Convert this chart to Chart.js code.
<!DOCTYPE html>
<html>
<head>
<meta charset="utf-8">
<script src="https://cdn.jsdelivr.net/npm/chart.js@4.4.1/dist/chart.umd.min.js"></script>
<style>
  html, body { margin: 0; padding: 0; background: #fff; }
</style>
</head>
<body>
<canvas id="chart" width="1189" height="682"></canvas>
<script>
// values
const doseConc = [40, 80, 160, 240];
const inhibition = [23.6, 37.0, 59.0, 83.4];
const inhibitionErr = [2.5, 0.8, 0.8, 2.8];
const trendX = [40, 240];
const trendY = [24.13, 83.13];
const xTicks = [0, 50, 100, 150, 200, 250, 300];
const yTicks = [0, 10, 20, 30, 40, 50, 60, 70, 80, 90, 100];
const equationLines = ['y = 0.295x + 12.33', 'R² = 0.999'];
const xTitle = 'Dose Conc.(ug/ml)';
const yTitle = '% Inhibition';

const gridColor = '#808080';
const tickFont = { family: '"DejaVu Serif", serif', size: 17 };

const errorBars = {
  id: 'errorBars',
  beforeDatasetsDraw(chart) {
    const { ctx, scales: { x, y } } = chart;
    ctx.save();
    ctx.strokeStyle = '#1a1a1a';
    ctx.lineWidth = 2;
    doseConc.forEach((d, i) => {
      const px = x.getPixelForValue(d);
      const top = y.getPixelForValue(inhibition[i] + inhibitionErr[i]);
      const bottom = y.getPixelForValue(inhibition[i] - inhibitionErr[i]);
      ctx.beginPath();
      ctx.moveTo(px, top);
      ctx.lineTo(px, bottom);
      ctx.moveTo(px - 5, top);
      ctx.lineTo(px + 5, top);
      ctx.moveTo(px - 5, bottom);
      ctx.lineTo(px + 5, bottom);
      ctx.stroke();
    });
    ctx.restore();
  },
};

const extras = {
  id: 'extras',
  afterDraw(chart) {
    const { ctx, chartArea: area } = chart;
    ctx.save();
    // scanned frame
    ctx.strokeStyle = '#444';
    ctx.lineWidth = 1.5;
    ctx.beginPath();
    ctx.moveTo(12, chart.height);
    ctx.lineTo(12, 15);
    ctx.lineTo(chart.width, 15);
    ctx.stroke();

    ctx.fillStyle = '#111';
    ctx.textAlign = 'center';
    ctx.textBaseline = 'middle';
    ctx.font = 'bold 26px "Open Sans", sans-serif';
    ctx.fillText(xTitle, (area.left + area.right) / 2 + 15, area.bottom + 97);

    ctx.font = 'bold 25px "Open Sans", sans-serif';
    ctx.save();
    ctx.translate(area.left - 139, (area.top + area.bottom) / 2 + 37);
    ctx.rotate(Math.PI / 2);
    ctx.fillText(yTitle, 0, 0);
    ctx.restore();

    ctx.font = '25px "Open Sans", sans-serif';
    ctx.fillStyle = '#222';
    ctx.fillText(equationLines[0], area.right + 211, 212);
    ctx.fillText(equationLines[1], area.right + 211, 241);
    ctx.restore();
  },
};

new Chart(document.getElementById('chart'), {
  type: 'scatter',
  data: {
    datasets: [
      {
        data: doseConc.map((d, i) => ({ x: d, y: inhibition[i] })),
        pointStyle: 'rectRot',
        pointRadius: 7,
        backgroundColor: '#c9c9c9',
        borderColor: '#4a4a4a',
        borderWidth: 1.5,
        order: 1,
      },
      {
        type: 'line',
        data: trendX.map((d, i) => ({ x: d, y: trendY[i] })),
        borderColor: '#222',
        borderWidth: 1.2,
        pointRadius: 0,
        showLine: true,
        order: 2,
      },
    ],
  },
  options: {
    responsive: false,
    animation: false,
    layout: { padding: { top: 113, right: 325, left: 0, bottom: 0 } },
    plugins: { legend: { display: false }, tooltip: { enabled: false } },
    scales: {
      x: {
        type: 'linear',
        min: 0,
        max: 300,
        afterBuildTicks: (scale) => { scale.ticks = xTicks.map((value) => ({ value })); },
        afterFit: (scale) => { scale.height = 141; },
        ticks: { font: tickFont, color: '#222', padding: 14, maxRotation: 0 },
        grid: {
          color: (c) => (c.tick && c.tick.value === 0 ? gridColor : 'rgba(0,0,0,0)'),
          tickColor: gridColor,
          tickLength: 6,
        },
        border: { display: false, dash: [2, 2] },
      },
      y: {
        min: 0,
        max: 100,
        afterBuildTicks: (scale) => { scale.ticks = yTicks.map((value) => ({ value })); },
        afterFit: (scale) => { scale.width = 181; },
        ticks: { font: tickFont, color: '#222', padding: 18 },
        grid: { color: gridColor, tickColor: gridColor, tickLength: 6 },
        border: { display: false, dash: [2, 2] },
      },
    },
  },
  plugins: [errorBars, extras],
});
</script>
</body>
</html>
◇ ◇ ◇ ◇ ◇ ◇ ◇
- **Your instructions**
Check each line above for the word "chart" and give the number of lines that have it, nothing else.

- **Expected answer**
10